Flip the latch and don’t be surprised as the entire top section tilts backwards.
This allows you to change the whisk attachment and remove the bowl. Simple.
There are more, hidden sections which allow you to use attachments – again, more on these later.
We put the Kenwood KMM021 to the test with all three of its bundled accessories. This is what we found out about the
K-mix balloon whisk
The k-mix uses eight wires to achieve maximum coverage and thorough action, With a semicircle wire frame construction, it is suitable for heavier loads such as light cake mixes and mashed potatoes as well as other types.
In the interests of experimentation , we chopped up and boiled a pan of potatoes until they were soft. We drained them int the bowl and added a couple of big butter knobs.
Starting off gently is the key here, as the Kenwood will quite happily demolish your potatoes on full power – covering your kitchen walls and ceiling with savoury lumps. We kept the power below ‘1’ until the potatoes were a messy mulch and then progressively moved it up as the mash became smooth and more consistent.

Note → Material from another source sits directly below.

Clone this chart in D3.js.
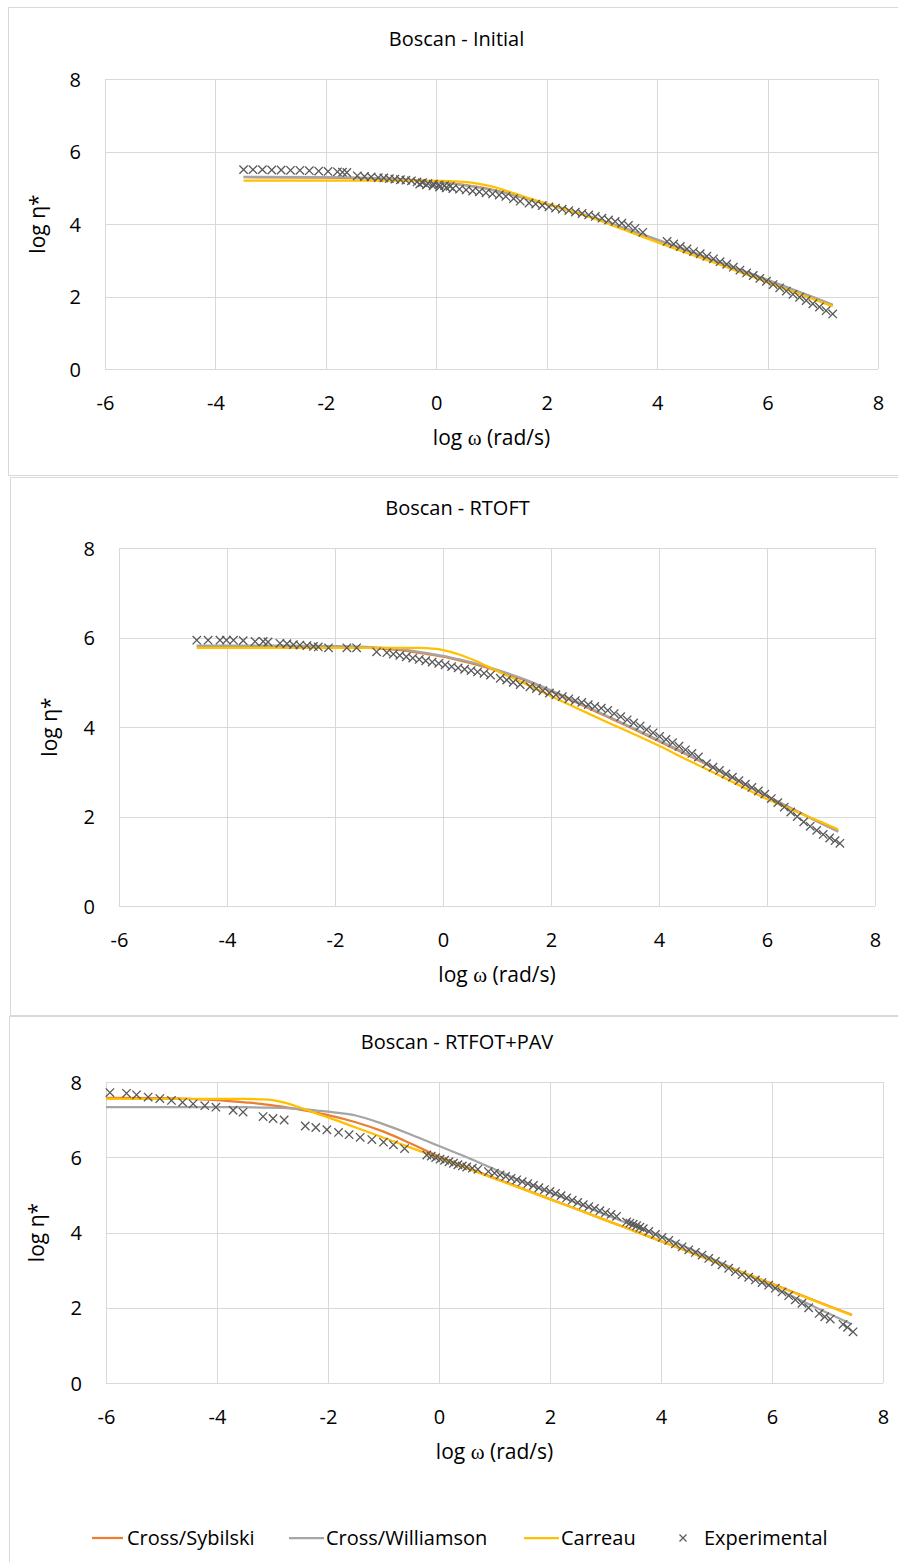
<!DOCTYPE html>
<html>
<head>
<meta charset="utf-8">
<script src="https://cdn.jsdelivr.net/npm/d3@7"></script>
<style>
  body { margin: 0; background: #fff; }
  text { font-family: "Open Sans", "Noto Sans", sans-serif; fill: #000; }
</style>
</head>
<body>
<script>
// axis ticks shared by all three charts
const xTicks = [-6, -4, -2, 0, 2, 4, 6, 8]
const yTicks = [0, 2, 4, 6, 8]
const seriesNames = ["Cross/Sybilski", "Cross/Williamson", "Carreau", "Experimental"]
const seriesColors = ["#ED7D31", "#A5A5A5", "#FFC000", "#595959"]

// ---- Boscan - Initial
const initialExpX = [-3.49,-3.32,-3.15,-2.98,-2.81,-2.64,-2.47,-2.30,-2.13,-1.96,-1.79,-1.70,-1.62,
  -1.43,-1.30,-1.18,-1.05,-0.95,-0.85,-0.75,-0.65,-0.55,-0.45,-0.35,-0.25,-0.15,-0.05,0.05,0.15,0.25,
  -0.30,-0.18,-0.06,0.06,0.18,0.30,0.42,0.54,0.66,0.78,0.90,1.02,1.14,1.26,1.40,
  1.52,1.68,1.80,1.92,2.04,2.16,2.28,2.40,2.52,2.64,2.76,2.88,3.00,3.12,3.24,3.36,3.48,3.60,3.74,
  4.18,4.30,4.42,4.54,4.66,4.78,4.90,5.02,5.14,5.26,5.38,5.50,5.62,5.74,5.86,5.98,6.10,6.22,6.34,6.46,6.58,6.70,6.82,6.94,7.06,7.18]
const initialExpY = [5.50,5.50,5.50,5.49,5.49,5.48,5.48,5.47,5.46,5.45,5.44,5.43,5.42,
  5.33,5.31,5.30,5.28,5.27,5.25,5.24,5.22,5.21,5.19,5.16,5.14,5.12,5.10,5.08,5.06,5.04,
  5.10,5.08,5.05,5.02,5.00,4.98,4.96,4.94,4.91,4.89,4.86,4.83,4.80,4.76,4.70,
  4.63,4.58,4.55,4.51,4.47,4.44,4.41,4.37,4.33,4.29,4.25,4.21,4.16,4.11,4.07,4.02,3.96,3.88,3.77,
  3.52,3.45,3.38,3.31,3.24,3.18,3.11,3.04,2.96,2.89,2.81,2.73,2.65,2.58,2.50,2.42,2.33,2.24,2.15,2.06,1.98,1.89,1.80,1.71,1.61,1.52]
const initialModelX = [-3.49,-2,-1,-0.5,0,0.5,0.8,1,1.2,1.4,1.6,2,2.5,3,3.5,4,4.5,5,5.5,6,6.5,7,7.18]
const initialSybilski = [5.29,5.28,5.25,5.22,5.17,5.08,5.01,4.95,4.88,4.80,4.72,4.55,4.33,4.09,3.83,3.56,3.29,3.01,2.73,2.45,2.16,1.87,1.76]
const initialWilliamson = [5.30,5.29,5.26,5.22,5.16,5.07,5.00,4.94,4.87,4.79,4.71,4.55,4.34,4.10,3.84,3.57,3.30,3.02,2.74,2.46,2.17,1.88,1.77]
const initialCarreau = [5.20,5.20,5.20,5.20,5.19,5.16,5.10,5.04,4.95,4.85,4.75,4.56,4.33,4.07,3.78,3.50,3.22,2.95,2.67,2.39,2.11,1.83,1.73]

// ---- Boscan - RTOFT
const rtfotExpX = [-4.56,-4.35,-4.13,-4.01,-3.88,-3.70,-3.48,-3.33,-3.24,-3.02,-2.89,-2.77,-2.65,-2.52,-2.40,-2.31,-2.12,-1.78,-1.60,
  -1.23,-1.04,-0.92,-0.80,-0.68,-0.56,-0.44,-0.32,-0.20,-0.08,0.04,0.16,0.28,0.40,0.52,0.64,0.76,0.88,
  1.06,1.18,1.30,1.43,
  1.61,1.73,1.85,1.97,2.09,2.21,2.33,2.45,2.57,2.69,2.81,2.93,3.05,3.17,3.29,3.41,3.53,3.65,3.77,3.89,4.01,4.13,4.25,4.37,4.49,4.61,4.73,
  4.88,5.00,5.12,5.24,5.36,5.48,5.60,5.72,5.84,5.96,6.08,6.20,6.32,6.44,6.56,6.68,6.80,6.92,7.04,7.16,7.26,7.35]
const rtfotExpY = [5.94,5.94,5.94,5.94,5.94,5.93,5.91,5.91,5.90,5.87,5.86,5.84,5.83,5.82,5.80,5.79,5.77,5.77,5.77,
  5.68,5.66,5.63,5.60,5.57,5.54,5.51,5.48,5.45,5.42,5.39,5.35,5.32,5.29,5.26,5.23,5.20,5.16,
  5.09,5.05,5.00,4.95,
  4.90,4.86,4.81,4.76,4.72,4.68,4.63,4.59,4.55,4.50,4.46,4.42,4.37,4.30,4.23,4.16,4.09,4.02,3.94,3.87,3.79,3.72,3.65,3.57,3.49,3.41,3.33,
  3.18,3.10,3.03,2.95,2.88,2.80,2.72,2.65,2.57,2.50,2.40,2.31,2.21,2.10,2.00,1.88,1.78,1.69,1.60,1.52,1.46,1.40]
const rtfotModelX = [-4.56,-3,-2,-1,-0.5,-0.3,0,0.3,0.6,1,1.5,2,2.5,3,3.5,4,4.5,5,5.5,6,6.5,7,7.32]
const rtfotSybilski = [5.80,5.80,5.79,5.74,5.67,5.63,5.57,5.49,5.40,5.26,5.05,4.80,4.53,4.25,3.97,3.68,3.39,3.09,2.77,2.45,2.15,1.85,1.67]
const rtfotWilliamson = [5.82,5.82,5.81,5.76,5.69,5.65,5.59,5.51,5.42,5.28,5.07,4.82,4.55,4.27,3.99,3.70,3.41,3.10,2.78,2.46,2.15,1.85,1.66]
const rtfotCarreau = [5.77,5.77,5.77,5.77,5.77,5.76,5.72,5.62,5.48,5.25,4.98,4.69,4.41,4.13,3.86,3.58,3.28,2.99,2.69,2.39,2.13,1.88,1.71]

// ---- Boscan - RTFOT+PAV
const pavExpX = [-5.93,-5.63,-5.45,-5.24,-5.03,-4.82,-4.62,-4.43,-4.22,-4.02,-3.71,-3.53,-3.17,-2.99,-2.79,-2.41,-2.22,-2.02,-1.81,-1.62,-1.42,-1.21,-1.00,-0.82,-0.62,
  -0.22,-0.14,-0.06,0.02,0.10,0.18,0.26,0.34,0.42,0.50,0.60,0.70,
  0.89,1.00,1.10,1.20,1.30,1.40,1.50,1.60,1.70,1.80,1.90,2.00,2.10,2.20,2.30,2.40,2.50,2.60,2.70,2.80,2.90,3.00,3.10,3.20,
  3.38,3.44,3.50,3.56,3.62,3.68,
  3.78,3.90,4.02,4.14,4.26,4.38,4.50,4.62,4.74,4.86,4.98,5.10,5.22,5.34,5.46,5.58,5.70,5.82,5.94,6.06,6.18,6.30,6.42,6.54,6.66,
  6.85,6.95,7.05,7.28,7.36,7.46]
const pavExpY = [7.72,7.70,7.66,7.60,7.56,7.51,7.46,7.42,7.37,7.33,7.25,7.20,7.08,7.03,6.99,6.83,6.79,6.73,6.66,6.60,6.53,6.47,6.40,6.33,6.23,
  6.06,6.03,5.99,5.95,5.92,5.88,5.84,5.80,5.77,5.74,5.71,5.68,
  5.62,5.58,5.53,5.49,5.44,5.40,5.35,5.30,5.25,5.19,5.14,5.09,5.04,4.98,4.92,4.86,4.80,4.74,4.69,4.64,4.58,4.53,4.48,4.43,
  4.28,4.25,4.22,4.18,4.14,4.10,
  4.03,3.95,3.87,3.79,3.70,3.62,3.54,3.47,3.40,3.31,3.23,3.14,3.05,2.96,2.88,2.81,2.74,2.67,2.60,2.52,2.42,2.32,2.21,2.12,2.00,
  1.85,1.76,1.70,1.56,1.48,1.36]
const pavModelX = [-6,-5,-4.5,-4,-3.5,-3.2,-3,-2.8,-2.6,-2.4,-2.2,-2,-1.5,-1,-0.5,0,0.5,1,1.5,2,2.5,3,3.5,4,4.5,5,5.5,6,6.5,7,7.44]
const pavSybilski = [7.58,7.57,7.55,7.52,7.46,7.42,7.38,7.34,7.29,7.24,7.18,7.12,6.93,6.68,6.36,6.02,5.73,5.45,5.17,4.89,4.61,4.33,4.05,3.77,3.49,3.21,2.92,2.64,2.35,2.06,1.81]
const pavWilliamson = [7.33,7.33,7.33,7.33,7.33,7.32,7.32,7.31,7.29,7.27,7.24,7.21,7.11,6.88,6.60,6.30,6.00,5.68,5.36,5.06,4.77,4.47,4.19,3.90,3.58,3.25,2.91,2.56,2.21,1.86,1.56]
const pavCarreau = [7.55,7.55,7.55,7.55,7.55,7.54,7.52,7.46,7.37,7.27,7.16,7.06,6.79,6.52,6.25,5.98,5.71,5.43,5.16,4.88,4.61,4.33,4.05,3.77,3.49,3.20,2.92,2.63,2.34,2.05,1.80]

const W = 898, H = 1562
const svg = d3.select("body").append("svg")
  .attr("width", W).attr("height", H)
  .attr("viewBox", [0, 0, W, H])

svg.append("rect").attr("width", W).attr("height", H).attr("fill", "#fff")

const panels = [
  { title: "Boscan - Initial", box: [8, 7, 905, 475], plot: { left: 105, right: 878, top: 79, bottom: 369 }, yTitleX: 38,
    expX: initialExpX, expY: initialExpY, modelX: initialModelX, models: [initialSybilski, initialWilliamson, initialCarreau] },
  { title: "Boscan - RTOFT", box: [10, 477, 905, 1015], plot: { left: 119, right: 875, top: 548, bottom: 906 }, yTitleX: 50,
    expX: rtfotExpX, expY: rtfotExpY, modelX: rtfotModelX, models: [rtfotSybilski, rtfotWilliamson, rtfotCarreau] },
  { title: "Boscan - RTFOT+PAV", box: [9, 1016, 905, 1575], plot: { left: 106, right: 883, top: 1082, bottom: 1383 }, yTitleX: 37,
    expX: pavExpX, expY: pavExpY, modelX: pavModelX, models: [pavSybilski, pavWilliamson, pavCarreau] }
]

const crossPath = s => `M${-s},${-s}L${s},${s}M${-s},${s}L${s},${-s}`

panels.forEach(p => {
  const [bx0, by0, bx1, by1] = p.box
  svg.append("rect")
    .attr("x", bx0 + 0.5).attr("y", by0 + 0.5)
    .attr("width", bx1 - bx0).attr("height", by1 - by0)
    .attr("fill", "#fff").attr("stroke", "#d9d9d9")

  const x = d3.scaleLinear().domain([-6, 8]).range([p.plot.left, p.plot.right])
  const y = d3.scaleLinear().domain([0, 8]).range([p.plot.bottom, p.plot.top])
  const w = p.plot.right - p.plot.left
  const h = p.plot.bottom - p.plot.top

  svg.append("text")
    .attr("x", (bx0 + bx1) / 2).attr("y", p.plot.top - 40)
    .attr("dy", "0.35em").attr("text-anchor", "middle")
    .attr("font-size", 20)
    .text(p.title)

  // grid + labels via d3 axes
  const gx = svg.append("g")
    .attr("transform", `translate(0,${p.plot.bottom})`)
    .call(d3.axisBottom(x).tickValues(xTicks).tickSize(-h).tickFormat(d => String(d)))
  gx.select(".domain").remove()
  gx.selectAll("line").attr("stroke", "#d9d9d9").attr("shape-rendering", "crispEdges")
  gx.selectAll("text").attr("y", 34).attr("dy", "0.35em")
    .attr("font-size", 20).attr("font-family", "Open Sans").attr("fill", "#000")

  const gy = svg.append("g")
    .attr("transform", `translate(${p.plot.left},0)`)
    .call(d3.axisLeft(y).tickValues(yTicks).tickSize(-w).tickPadding(24).tickFormat(d => String(d)))
  gy.select(".domain").remove()
  gy.selectAll("line").attr("stroke", "#d9d9d9").attr("shape-rendering", "crispEdges")
  gy.selectAll("text").attr("dy", "0.35em")
    .attr("font-size", 20).attr("font-family", "Open Sans").attr("fill", "#000")

  // axis titles
  const xt = svg.append("text")
    .attr("x", (p.plot.left + p.plot.right) / 2).attr("y", p.plot.bottom + 69)
    .attr("dy", "0.35em").attr("text-anchor", "middle").attr("font-size", 21)
  xt.append("tspan").text("log ")
  xt.append("tspan").attr("font-family", "Liberation Serif, DejaVu Serif, serif").text("ω")
  xt.append("tspan").text(" (rad/s)")

  svg.append("text")
    .attr("transform", `translate(${p.yTitleX},${(p.plot.top + p.plot.bottom) / 2}) rotate(-90)`)
    .attr("dy", "0.35em").attr("text-anchor", "middle").attr("font-size", 21)
    .text("log η*")

  const line = d3.line().curve(d3.curveMonotoneX)
  p.models.forEach((vals, i) => {
    svg.append("path")
      .datum(p.modelX.map((xv, j) => [xv, vals[j]]))
      .attr("fill", "none")
      .attr("stroke", seriesColors[i])
      .attr("stroke-width", 2.25)
      .attr("stroke-linejoin", "round")
      .attr("d", line.x(d => x(d[0])).y(d => y(d[1])))
  })

  svg.append("g")
    .selectAll("path")
    .data(p.expX.map((xv, j) => [xv, p.expY[j]]))
    .join("path")
      .attr("transform", d => `translate(${x(d[0])},${y(d[1])})`)
      .attr("d", crossPath(4.2))
      .attr("stroke", seriesColors[3])
      .attr("stroke-width", 1.3)
      .attr("fill", "none")
})

// legend
const legendY = 1538
const legendItems = [
  { x0: 92, x1: 123, tx: 127 },
  { x0: 289, x1: 324, tx: 326 },
  { x0: 524, x1: 559, tx: 561 },
  { x0: 683, x1: 683, tx: 704 }
]
const lg = svg.append("g")
seriesNames.forEach((name, i) => {
  const it = legendItems[i]
  if (i < 3) {
    lg.append("line")
      .attr("x1", it.x0).attr("x2", it.x1).attr("y1", legendY).attr("y2", legendY)
      .attr("stroke", seriesColors[i]).attr("stroke-width", 2.25)
  } else {
    lg.append("path")
      .attr("transform", `translate(${it.x0},${legendY})`)
      .attr("d", crossPath(3.5))
      .attr("stroke", seriesColors[i]).attr("stroke-width", 1.2).attr("fill", "none")
  }
  lg.append("text")
    .attr("x", it.tx).attr("y", legendY).attr("dy", "0.35em")
    .attr("font-size", 20)
    .text(name)
})
</script>
</body>
</html>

The end result was smooth and creamy fluffy mashed potatoes.
We didn’t dare to take the power up beyond 4.
This accessory is a surprisingly solid lump of steel cast into the shape of the letter ‘K’ in the middle of a not-quite-circle. The K-Beater is designed so that no areas of the mixing bowl are inaccessible to it – so you won’t end up with lumps of flour stuck in the corner.
Naturally, after all that mashed potato we were quite hungry for dessert, and used the K-beater accessory to whisk together our eggs, flour, butter, and sugar.
The experience was… uneventful. The K-beater seated in the KMM021 Chef Major did exactly what it was supposed to do and all of the ingredients were absorbed into the mix leaving nothing unmixed in the bowl.
The Dough Hook
Confession time. The dough hook is my favourite of the accessories which comes bundled with the Kenwood. It’s a lump of wrought aluminium and everything about it screams serious business.
To put it to the test, I decided to make a couple of different types of dough.
First on the menu was a pastrami empanada. The way I make it requires a runny(ish) dough which is poured onto baking paper, before the pastrami is added and more dough poured over the top. Don’t judge me – it works.
And boy, did it work. The consistency of the mix was perfectly smooth and gloopy and just about thick enough to allow gas bubble to form.
Next, I went all in to make the stiffest pizza dough I could managed. It was a tough, sticky, heavy dough and dragged against itself and the edge of the bowl – ts density approaching that of a black hole. Other mixers I’ve used have had trouble with dough of this consistency. Some failing, breaking, or burning out completely. Not the Kenwood though. It didn’t slow down; it didn’t get hot. Like the terminator (another piece of exquisite machinery), it just kept on going. A satisfactory dough was reached within a couple of minutes and left in the bowl to rise. We hadn’t even needed to turn the power wheel up beyond 3.
Value for money
The Kenwood KMM021 Chef Major is expensive. There’s no getting away from that. Right now, it’s priced at $479 reduced from $695. It’s not pocket money even at this reduced price.
For the same money, you could buy 10 generic brand stand mixers from Amazon. We’re sure they’re OK, but without even testing them we’re 100% certain that they don’t even come close to the build quality of the Kenwood or its unbeatable 800 Watt motor.
We would be willing to bet that by the time those 10 generic models have died of exhaustion the Kenwood KMM021 is still going strong.